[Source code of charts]
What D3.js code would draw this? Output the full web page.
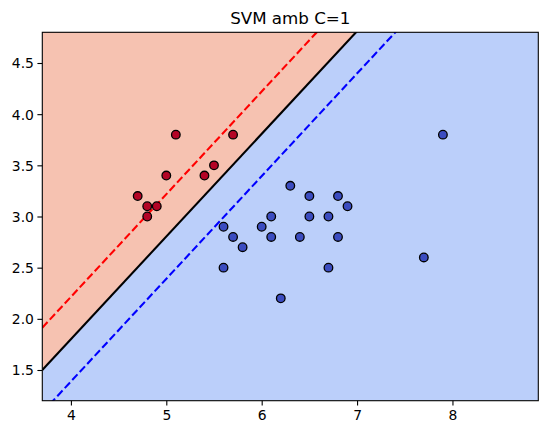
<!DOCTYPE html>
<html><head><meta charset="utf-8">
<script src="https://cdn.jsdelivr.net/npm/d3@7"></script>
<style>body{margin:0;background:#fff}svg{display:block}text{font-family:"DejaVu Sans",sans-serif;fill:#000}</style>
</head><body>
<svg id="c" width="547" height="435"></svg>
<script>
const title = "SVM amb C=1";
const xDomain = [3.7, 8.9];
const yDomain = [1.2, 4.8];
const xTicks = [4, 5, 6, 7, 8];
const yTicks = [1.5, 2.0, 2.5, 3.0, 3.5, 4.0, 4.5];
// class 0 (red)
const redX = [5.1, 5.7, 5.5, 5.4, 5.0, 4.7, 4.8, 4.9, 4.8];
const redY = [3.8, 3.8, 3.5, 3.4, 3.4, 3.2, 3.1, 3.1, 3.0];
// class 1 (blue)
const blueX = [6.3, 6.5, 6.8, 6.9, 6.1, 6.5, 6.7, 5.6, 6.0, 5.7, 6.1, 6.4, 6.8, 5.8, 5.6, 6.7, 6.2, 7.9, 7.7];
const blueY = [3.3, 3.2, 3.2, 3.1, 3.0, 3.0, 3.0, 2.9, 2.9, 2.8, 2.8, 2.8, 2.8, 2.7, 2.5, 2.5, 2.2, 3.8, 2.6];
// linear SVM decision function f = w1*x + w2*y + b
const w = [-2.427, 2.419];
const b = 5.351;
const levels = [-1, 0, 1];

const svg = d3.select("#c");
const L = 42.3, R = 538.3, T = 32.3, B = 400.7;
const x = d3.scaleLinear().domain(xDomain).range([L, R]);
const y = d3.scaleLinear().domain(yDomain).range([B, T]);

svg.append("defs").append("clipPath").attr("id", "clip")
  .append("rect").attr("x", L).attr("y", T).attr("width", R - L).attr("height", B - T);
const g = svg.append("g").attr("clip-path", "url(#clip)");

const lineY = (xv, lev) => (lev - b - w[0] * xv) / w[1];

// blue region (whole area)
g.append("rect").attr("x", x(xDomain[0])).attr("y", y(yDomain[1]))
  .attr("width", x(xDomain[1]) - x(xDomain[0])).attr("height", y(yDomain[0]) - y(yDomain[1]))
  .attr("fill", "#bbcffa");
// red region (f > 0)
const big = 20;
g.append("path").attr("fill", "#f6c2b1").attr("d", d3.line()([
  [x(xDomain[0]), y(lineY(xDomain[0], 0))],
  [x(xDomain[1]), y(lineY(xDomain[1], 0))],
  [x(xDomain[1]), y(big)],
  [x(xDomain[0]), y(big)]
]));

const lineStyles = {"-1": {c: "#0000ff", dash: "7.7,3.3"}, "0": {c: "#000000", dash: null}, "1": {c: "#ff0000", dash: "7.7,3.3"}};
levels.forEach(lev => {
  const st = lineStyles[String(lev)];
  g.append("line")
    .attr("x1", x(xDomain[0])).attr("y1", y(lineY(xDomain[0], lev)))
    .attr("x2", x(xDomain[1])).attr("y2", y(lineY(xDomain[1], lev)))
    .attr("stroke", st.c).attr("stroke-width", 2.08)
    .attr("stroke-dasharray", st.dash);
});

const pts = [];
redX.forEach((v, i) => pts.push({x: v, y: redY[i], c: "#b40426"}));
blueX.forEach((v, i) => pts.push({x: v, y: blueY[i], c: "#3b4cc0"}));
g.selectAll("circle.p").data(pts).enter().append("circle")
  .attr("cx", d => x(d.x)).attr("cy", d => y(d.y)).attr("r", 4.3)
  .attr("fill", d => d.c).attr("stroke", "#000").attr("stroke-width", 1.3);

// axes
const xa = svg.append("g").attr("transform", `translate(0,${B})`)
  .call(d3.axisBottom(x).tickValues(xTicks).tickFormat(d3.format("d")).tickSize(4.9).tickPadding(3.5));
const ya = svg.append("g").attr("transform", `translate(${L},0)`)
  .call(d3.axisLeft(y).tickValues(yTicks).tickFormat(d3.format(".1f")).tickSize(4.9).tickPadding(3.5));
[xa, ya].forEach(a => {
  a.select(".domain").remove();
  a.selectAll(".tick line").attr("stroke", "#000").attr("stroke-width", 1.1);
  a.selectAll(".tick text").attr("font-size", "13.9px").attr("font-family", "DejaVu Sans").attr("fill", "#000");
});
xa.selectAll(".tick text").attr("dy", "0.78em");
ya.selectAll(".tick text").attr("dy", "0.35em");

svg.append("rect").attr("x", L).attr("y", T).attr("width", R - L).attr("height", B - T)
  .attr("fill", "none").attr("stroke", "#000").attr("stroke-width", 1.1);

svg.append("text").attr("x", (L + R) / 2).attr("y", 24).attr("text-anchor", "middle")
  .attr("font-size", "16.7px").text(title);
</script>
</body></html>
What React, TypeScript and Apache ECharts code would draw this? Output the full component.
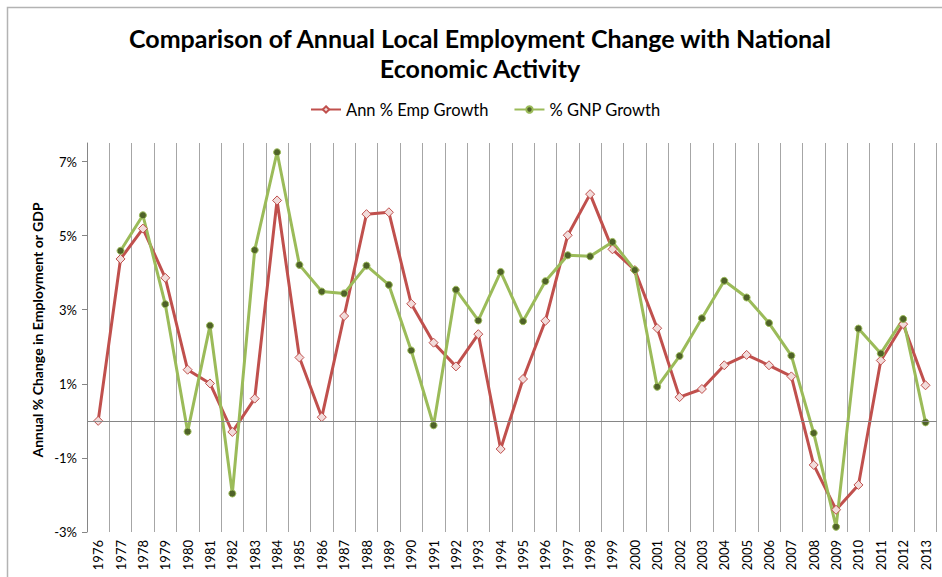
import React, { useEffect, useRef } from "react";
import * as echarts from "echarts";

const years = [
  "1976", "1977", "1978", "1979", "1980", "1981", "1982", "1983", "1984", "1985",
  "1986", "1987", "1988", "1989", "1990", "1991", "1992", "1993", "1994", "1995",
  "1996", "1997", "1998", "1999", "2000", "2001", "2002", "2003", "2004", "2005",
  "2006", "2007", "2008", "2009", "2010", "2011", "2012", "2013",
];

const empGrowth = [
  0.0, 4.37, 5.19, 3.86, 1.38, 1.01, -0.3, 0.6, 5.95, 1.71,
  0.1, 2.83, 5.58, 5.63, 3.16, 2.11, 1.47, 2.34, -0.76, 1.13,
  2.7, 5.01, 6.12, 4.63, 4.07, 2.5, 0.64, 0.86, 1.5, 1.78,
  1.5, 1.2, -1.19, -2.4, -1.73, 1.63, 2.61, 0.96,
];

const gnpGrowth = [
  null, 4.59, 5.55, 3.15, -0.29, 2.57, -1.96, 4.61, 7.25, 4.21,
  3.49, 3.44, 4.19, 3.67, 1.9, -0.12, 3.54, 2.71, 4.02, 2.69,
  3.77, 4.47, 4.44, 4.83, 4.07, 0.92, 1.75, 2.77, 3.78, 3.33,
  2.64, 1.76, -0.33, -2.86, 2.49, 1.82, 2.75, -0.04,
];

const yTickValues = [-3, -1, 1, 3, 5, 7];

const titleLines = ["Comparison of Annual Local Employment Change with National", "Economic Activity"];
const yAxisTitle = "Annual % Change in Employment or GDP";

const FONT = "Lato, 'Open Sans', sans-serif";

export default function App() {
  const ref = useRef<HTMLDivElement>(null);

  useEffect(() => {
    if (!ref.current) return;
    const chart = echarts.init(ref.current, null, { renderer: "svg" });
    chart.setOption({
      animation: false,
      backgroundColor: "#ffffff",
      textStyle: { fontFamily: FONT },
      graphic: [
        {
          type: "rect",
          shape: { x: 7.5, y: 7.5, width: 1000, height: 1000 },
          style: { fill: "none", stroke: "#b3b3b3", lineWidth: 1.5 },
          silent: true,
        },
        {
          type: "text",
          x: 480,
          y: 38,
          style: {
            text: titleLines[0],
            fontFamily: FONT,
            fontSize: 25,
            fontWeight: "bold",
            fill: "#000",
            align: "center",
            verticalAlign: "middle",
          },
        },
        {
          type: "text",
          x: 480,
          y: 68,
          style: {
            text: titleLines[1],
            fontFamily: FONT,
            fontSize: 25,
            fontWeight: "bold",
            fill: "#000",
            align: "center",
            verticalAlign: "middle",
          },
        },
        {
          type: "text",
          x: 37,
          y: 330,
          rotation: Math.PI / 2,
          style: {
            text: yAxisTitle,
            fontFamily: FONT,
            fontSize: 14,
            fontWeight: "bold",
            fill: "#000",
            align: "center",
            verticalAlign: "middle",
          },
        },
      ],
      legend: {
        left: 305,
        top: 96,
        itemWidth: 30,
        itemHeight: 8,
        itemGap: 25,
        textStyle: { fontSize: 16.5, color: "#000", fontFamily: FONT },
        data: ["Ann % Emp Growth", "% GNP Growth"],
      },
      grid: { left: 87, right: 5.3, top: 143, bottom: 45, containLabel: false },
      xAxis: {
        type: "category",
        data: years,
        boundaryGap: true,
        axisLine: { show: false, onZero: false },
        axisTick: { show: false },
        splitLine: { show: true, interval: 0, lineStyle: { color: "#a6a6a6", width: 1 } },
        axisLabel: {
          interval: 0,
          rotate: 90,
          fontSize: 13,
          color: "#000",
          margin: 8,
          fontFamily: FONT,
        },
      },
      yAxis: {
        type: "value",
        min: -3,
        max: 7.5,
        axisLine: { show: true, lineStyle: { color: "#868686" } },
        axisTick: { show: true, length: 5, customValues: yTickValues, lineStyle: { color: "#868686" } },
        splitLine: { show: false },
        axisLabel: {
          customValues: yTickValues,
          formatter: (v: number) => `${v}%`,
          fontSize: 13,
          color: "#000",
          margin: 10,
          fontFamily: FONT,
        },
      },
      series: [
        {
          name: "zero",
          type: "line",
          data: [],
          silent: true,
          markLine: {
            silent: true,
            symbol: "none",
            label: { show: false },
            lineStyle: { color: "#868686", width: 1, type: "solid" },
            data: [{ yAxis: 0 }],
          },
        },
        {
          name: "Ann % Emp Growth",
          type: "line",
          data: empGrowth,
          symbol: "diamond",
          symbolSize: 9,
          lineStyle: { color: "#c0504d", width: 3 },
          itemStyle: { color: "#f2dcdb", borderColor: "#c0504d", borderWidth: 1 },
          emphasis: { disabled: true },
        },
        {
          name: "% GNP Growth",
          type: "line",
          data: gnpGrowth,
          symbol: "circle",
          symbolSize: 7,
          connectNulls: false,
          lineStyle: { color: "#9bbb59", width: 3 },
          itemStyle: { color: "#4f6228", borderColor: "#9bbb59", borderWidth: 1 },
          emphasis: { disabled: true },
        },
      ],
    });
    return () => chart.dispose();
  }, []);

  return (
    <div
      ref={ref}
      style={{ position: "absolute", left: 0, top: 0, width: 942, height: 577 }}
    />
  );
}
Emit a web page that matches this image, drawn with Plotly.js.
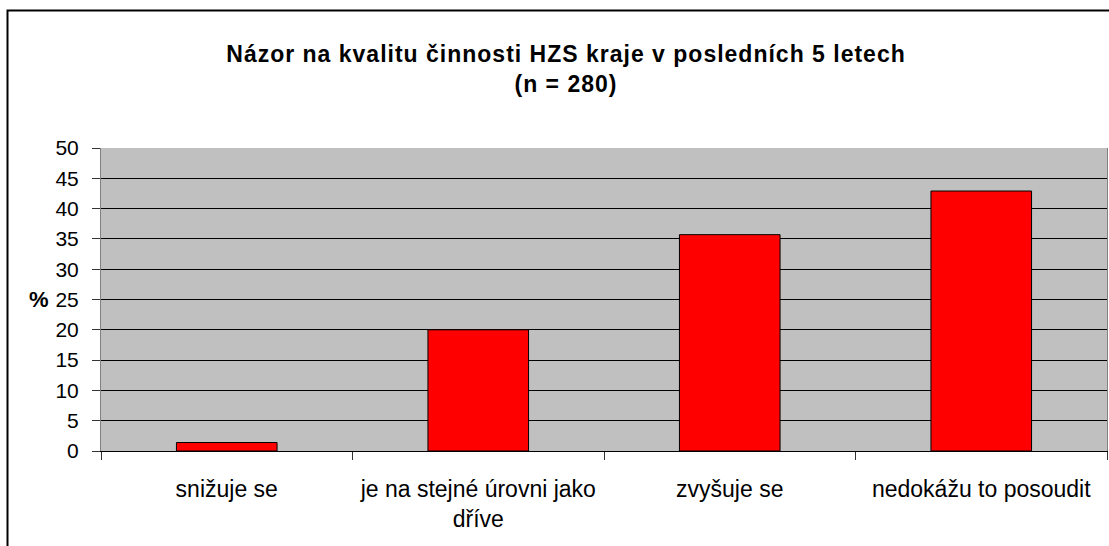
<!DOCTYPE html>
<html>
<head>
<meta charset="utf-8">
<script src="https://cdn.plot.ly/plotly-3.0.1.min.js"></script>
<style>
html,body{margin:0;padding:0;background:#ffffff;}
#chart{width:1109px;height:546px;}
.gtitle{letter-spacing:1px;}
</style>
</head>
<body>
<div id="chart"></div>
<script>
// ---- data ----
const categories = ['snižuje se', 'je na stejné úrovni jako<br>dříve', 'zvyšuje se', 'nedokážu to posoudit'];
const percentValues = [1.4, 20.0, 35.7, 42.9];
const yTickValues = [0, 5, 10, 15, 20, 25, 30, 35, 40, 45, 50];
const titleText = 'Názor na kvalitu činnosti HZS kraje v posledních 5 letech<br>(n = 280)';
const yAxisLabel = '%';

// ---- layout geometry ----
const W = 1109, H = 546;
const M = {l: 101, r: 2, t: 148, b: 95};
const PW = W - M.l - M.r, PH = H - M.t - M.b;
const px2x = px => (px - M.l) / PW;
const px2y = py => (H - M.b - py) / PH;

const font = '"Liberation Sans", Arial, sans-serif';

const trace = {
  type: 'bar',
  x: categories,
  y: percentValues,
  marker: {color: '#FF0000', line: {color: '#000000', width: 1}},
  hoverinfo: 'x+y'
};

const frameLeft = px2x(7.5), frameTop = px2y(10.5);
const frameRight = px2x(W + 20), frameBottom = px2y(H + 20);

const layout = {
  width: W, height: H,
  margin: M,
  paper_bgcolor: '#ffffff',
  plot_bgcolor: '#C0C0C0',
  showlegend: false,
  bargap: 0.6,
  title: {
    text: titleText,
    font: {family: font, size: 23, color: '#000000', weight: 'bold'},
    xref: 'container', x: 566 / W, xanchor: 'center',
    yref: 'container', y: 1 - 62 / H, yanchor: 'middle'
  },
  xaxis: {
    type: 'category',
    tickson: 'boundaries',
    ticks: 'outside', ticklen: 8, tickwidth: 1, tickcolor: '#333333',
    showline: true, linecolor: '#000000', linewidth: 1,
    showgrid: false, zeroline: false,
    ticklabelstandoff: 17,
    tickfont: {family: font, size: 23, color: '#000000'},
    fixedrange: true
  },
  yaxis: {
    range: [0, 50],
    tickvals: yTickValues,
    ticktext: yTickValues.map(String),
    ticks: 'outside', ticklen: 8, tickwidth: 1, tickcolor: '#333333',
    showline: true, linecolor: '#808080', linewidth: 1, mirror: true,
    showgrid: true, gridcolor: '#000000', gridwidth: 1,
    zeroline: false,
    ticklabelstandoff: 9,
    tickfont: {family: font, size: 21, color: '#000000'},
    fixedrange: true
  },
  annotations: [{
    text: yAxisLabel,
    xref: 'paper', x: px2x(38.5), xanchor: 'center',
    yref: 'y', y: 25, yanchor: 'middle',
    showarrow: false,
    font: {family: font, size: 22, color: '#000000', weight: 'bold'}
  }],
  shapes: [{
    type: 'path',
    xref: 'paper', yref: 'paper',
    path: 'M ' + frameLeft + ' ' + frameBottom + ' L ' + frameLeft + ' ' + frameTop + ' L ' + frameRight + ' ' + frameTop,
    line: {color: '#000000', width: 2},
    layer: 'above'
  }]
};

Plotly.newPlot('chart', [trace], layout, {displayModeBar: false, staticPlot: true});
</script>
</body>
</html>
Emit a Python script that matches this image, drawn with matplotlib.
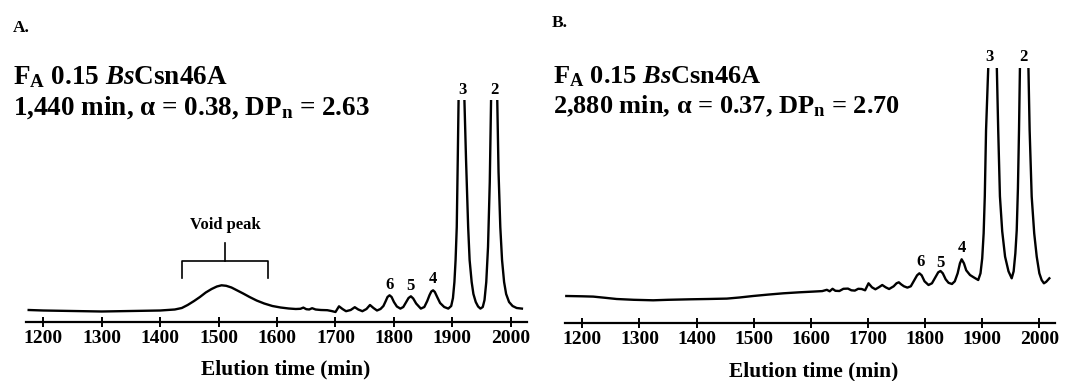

▶ [WHAT NEEDS TO BE DONE] Skip the pictures. Set down only the lines from the one containing "Emit a web page" through the one containing "const frameRight = px2x(W", exactly as they appear, ends included.

▶ [OUTPUT FOR THIS TASK]
Emit a web page that matches this image, drawn with Plotly.js.
<!DOCTYPE html>
<html>
<head>
<meta charset="utf-8">
<script src="https://cdn.plot.ly/plotly-3.0.1.min.js"></script>
<style>
html,body{margin:0;padding:0;background:#ffffff;}
#chart{width:1109px;height:546px;}
.gtitle{letter-spacing:1px;}
</style>
</head>
<body>
<div id="chart"></div>
<script>
// ---- data ----
const categories = ['snižuje se', 'je na stejné úrovni jako<br>dříve', 'zvyšuje se', 'nedokážu to posoudit'];
const percentValues = [1.4, 20.0, 35.7, 42.9];
const yTickValues = [0, 5, 10, 15, 20, 25, 30, 35, 40, 45, 50];
const titleText = 'Názor na kvalitu činnosti HZS kraje v posledních 5 letech<br>(n = 280)';
const yAxisLabel = '%';

// ---- layout geometry ----
const W = 1109, H = 546;
const M = {l: 101, r: 2, t: 148, b: 95};
const PW = W - M.l - M.r, PH = H - M.t - M.b;
const px2x = px => (px - M.l) / PW;
const px2y = py => (H - M.b - py) / PH;

const font = '"Liberation Sans", Arial, sans-serif';

const trace = {
  type: 'bar',
  x: categories,
  y: percentValues,
  marker: {color: '#FF0000', line: {color: '#000000', width: 1}},
  hoverinfo: 'x+y'
};

const frameLeft = px2x(7.5), frameTop = px2y(10.5);
const frameRight = px2x(W + 20), frameBottom = px2y(H + 20);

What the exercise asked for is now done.